The feature has been said to be coming ever since Android Police found snippets of code in an April app update that hinted at an upcoming user-feedback tool. But it didn't go live until about a couple of weeks ago, according to Android Police, and it's not clear if it's available to everyone yet.

Based on screenshots obtained by Android Police, the user-submitted changes will show up in a place's card in orange, with the words, "Someone suggested new info." Tapping that brings up a panel with the original data and the suggested change, and you're asked to select the correct version. You can also hit "Not sure" if you don't know what's right, or "Call place to verify" if you have time and unlimited minutes at your disposal.

Google has already handed the responsibility of verifying local information off to what it calls Regional Leads -- volunteers who know an area well -- to review tweaks made to its Map Maker tool before they show up on Maps. But that could slow down the process of ensuring the map is up to date with accurate new information.

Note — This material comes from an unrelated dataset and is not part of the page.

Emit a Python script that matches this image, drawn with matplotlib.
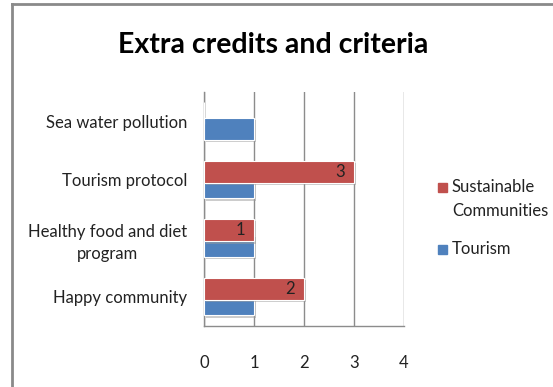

This new method could make it faster and easier to confirm (or refute) changes made to Maps, and prevent future cases of digital vandalism. Of course, this still depends on whether the general public can be trusted to responsibly vet tweaks. It's not clear if there will be a tier of trusted editors to manage crowd edits a la Wikipedia. We'll have to wait for an official Google announcement or wider scale implementation to see if there will be more comprehensive measures in place to prevent mischief.